Guilty or not, this guy’s fate is sealed. Who in their right mind would hire him after seeing that PR nightmare unfold? Sure, there are plenty of times when it’s in the client’s best interest to refrain from comment, or at least say very little. But the fact is, the days of mumbling ‘no comment’ as your best PR strategy are over.
Good PR today is about transparency. Let’s look at a few celebrity examples on both sides. Meet your PR team of Bonds, Craig, Grant and Rose. (That’s Barry, Senator Larry, Hugh, and Pete). These guys have a powerful PR message to deliver, so sit up straight, sharpen your pencil and pay attention.

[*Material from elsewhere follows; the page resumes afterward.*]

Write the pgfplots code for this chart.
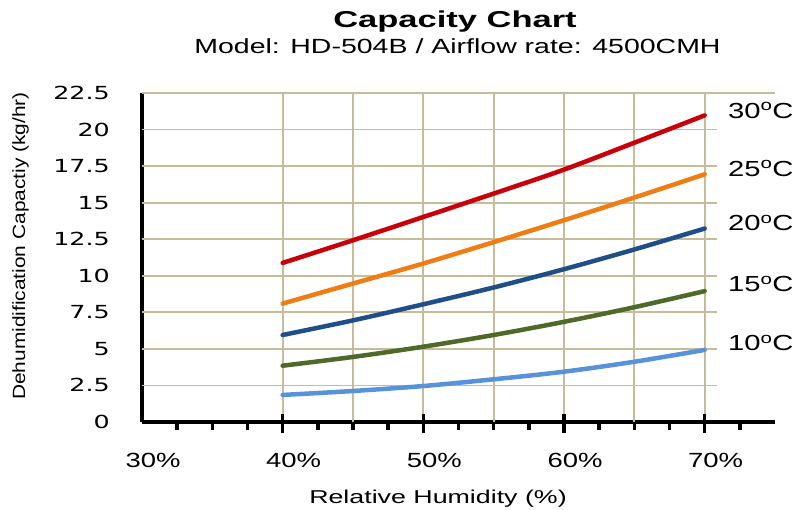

I know, I know…believe me it’s not an easy thing for a guy to make a serious Hugh Grant reference. That’s why I’m throwing in a Pete Rose blast later. So what in the world can the dramedy player Grant teach us about PR? Truthfully I felt no need to make the connection either, until it was forced on me. It’s not like I spend free time thinking up new Hugh Grant angles. But the Mrs. and I cozied up recently to watch the latest installment in his cookie cutter collection, and then it hit me. This guy is rich. The ladies love him. He’s A-list Hollywood and a box-office cinch. And as I said to my wife “Isn’t he the schmuck who got busted having sex with a prostitute in a parked car back in the day, while he was dating one of the most elegant women in the world?” Why wasn’t he relegated to the Surreal Life like all the other degenerate d-listers?

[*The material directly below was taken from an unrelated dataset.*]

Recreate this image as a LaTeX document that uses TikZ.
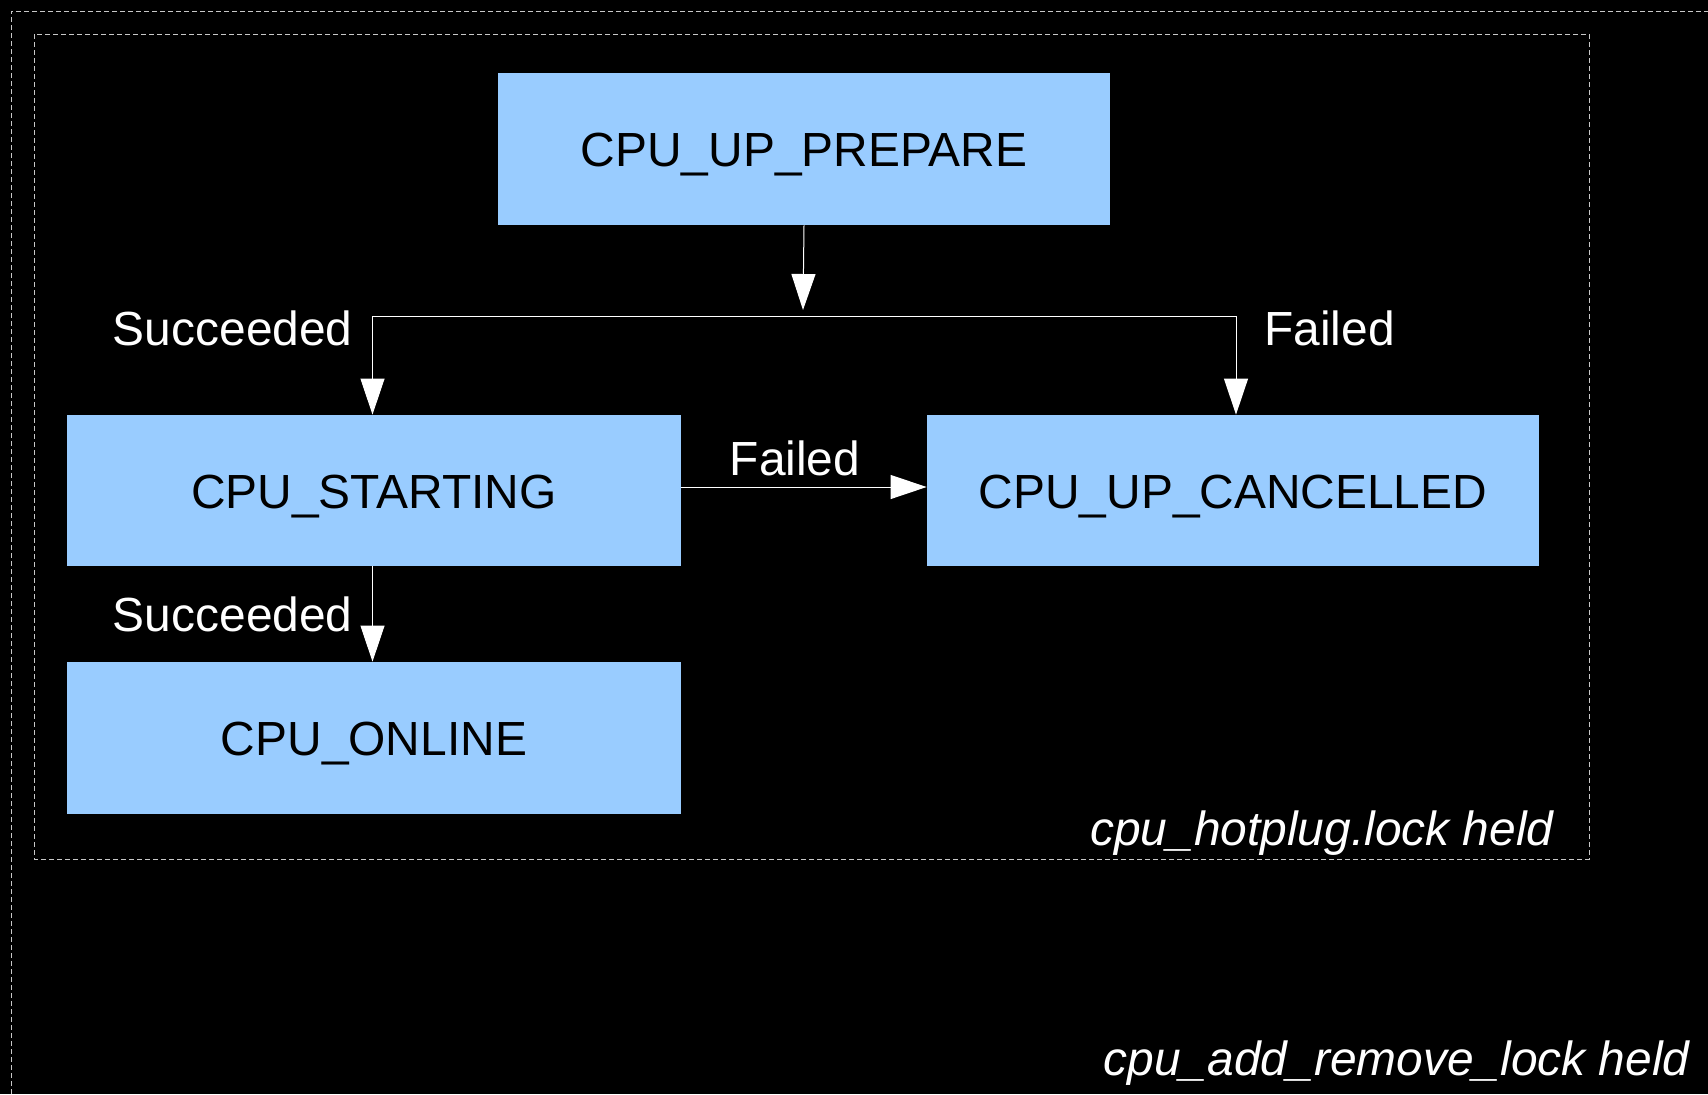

Because he did what so many fail to do…he owned his mistake and he saved his reputation. People are more likely to forgive the loveable screw-up than the bitter liar. He took his lumps and didn’t try to talk his way out of it (see Senator Larry Craig and his “wide-stance” story). Grant protected his marketability.

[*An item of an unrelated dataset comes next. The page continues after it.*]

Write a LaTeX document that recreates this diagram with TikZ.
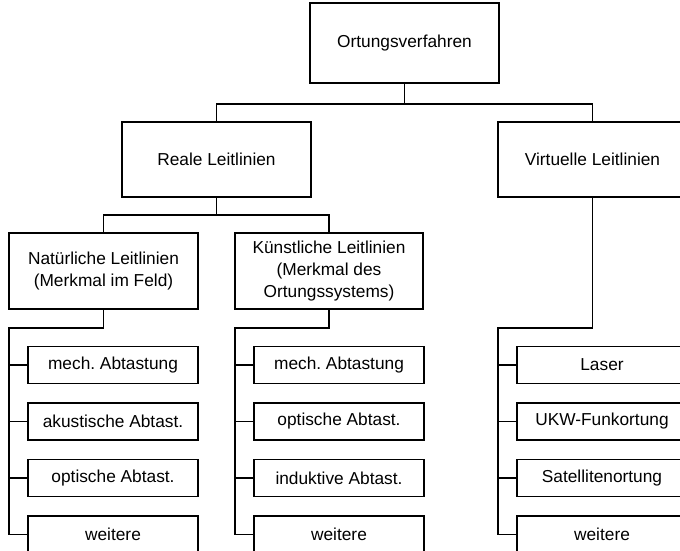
\documentclass[tikz,border=0pt]{standalone}
\usepackage{fontspec}
\setmainfont{Liberation Sans}
\frenchspacing
\begin{document}
\begin{tikzpicture}[x=1pt,y=-1pt,line width=1.3pt,
  box/.style={draw=black,rectangle,inner sep=0pt,align=center,font=\fontsize{17.3}{22}\selectfont},
  bigbox/.style={box,minimum width=189pt,minimum height=75pt},
  leaf/.style={box,minimum width=170pt,minimum height=37pt},
  conn/.style={draw=black,line width=1.3pt}]
\useasboundingbox (0,0) rectangle (680,551);
\clip (0,0) rectangle (680,551);
\fill[white] (0,0) rectangle (680,551);
% top level
\node[bigbox,minimum height=80pt] (O) at (404.5,43) {Ortungsverfahren};
\node[bigbox] (R) at (216.5,159.5) {Reale Leitlinien};
\node[bigbox] (V) at (592.5,159.5) {Virtuelle Leitlinien};
\node[bigbox,minimum height=76pt] (N) at (103.5,271) {Natürliche Leitlinien\\(Merkmal im Feld)};
\node[bigbox,minimum height=76pt,minimum width=188pt] (K) at (329,271) {Künstliche Leitlinien\\(Merkmal des\\Ortungssystems)};
% leaves
\node[leaf] (n1) at (113,365) {mech. Abtastung};
\node[leaf] (n2) at (113,421.5) {akustische Abtast.};
\node[leaf] (n3) at (113,478) {optische Abtast.};
\node[leaf] (n4) at (113,534.5) {weitere};
\node[leaf] (k1) at (339,365) {mech. Abtastung};
\node[leaf] (k2) at (339,421.5) {optische Abtast.};
\node[leaf] (k3) at (339,478) {induktive Abtast.};
\node[leaf] (k4) at (339,534.5) {weitere};
\node[leaf] (v1) at (602,365) {Laser};
\node[leaf] (v2) at (602,421.5) {UKW-Funkortung};
\node[leaf] (v3) at (602,478) {Satellitenortung};
\node[leaf] (v4) at (602,534.5) {weitere};
% bus points
\coordinate (b1) at (404.5,104);
\coordinate (b2) at (216.5,215);
\coordinate (nb) at (9,328);
\coordinate (kb) at (235,328);
\coordinate (vb) at (498,328);
% connectors
\draw[conn] (O.south) -- (b1);
\draw[conn] (R.north) |- (b1) -| (V.north);
\draw[conn] (R.south) -- (b2);
\draw[conn] (N.north) |- (b2) -| (K.north);
\draw[conn] (N.south) |- (nb) |- (n4.west);
\draw[conn] (n1.west) -- (n1.west -| nb);
\draw[conn] (n2.west) -- (n2.west -| nb);
\draw[conn] (n3.west) -- (n3.west -| nb);
\draw[conn] (K.south) |- (kb) |- (k4.west);
\draw[conn] (k1.west) -- (k1.west -| kb);
\draw[conn] (k2.west) -- (k2.west -| kb);
\draw[conn] (k3.west) -- (k3.west -| kb);
\draw[conn] (V.south) |- (vb) |- (v4.west);
\draw[conn] (v1.west) -- (v1.west -| vb);
\draw[conn] (v2.west) -- (v2.west -| vb);
\draw[conn] (v3.west) -- (v3.west -| vb);
\end{tikzpicture}
\end{document}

He knows perception is truth in the marketplace. Look no further than Barry Bonds and Pete Rose, arguably the best two hitters in baseball history. Bonds just broke the most hallowed record in all of sports, and few people care, because he’s allowed himself to be branded a liar and a cheat. Some say he’s the greatest player ever. So why no funny commercials like Peyton Manning and LeBron James? Because no one likes him. His own team let him go, adios to one of the top five players in history just a couple of months after he became the new Home Run King. He’s not marketable outside of San Francisco, not because people think he took steroids, but because they think he hasn’t been honest about it. Same with Rose, one of the most liked and respected guys in the game now just a trade show autograph hawk. Why? Because it took him 20 years to admit what everyone already knew, and in the process he lost any shred of respectability. When he finally admitted that he bet on baseball, even then people were suspicious of his motives and the truth. Rose would be in the Hall of Fame today, and probably in a broadcast booth calling games, had he owned the mistake from day one. He didn’t lose his chance because he bet, he lost his chance because he lied.
Good PR no longers means thinking up 101 different ways to say the dog ate my homework. Good PR means using basic communication skills, a dose of common sense and technology to help bring positive attention to your story…be it launching a company or saving your reputation.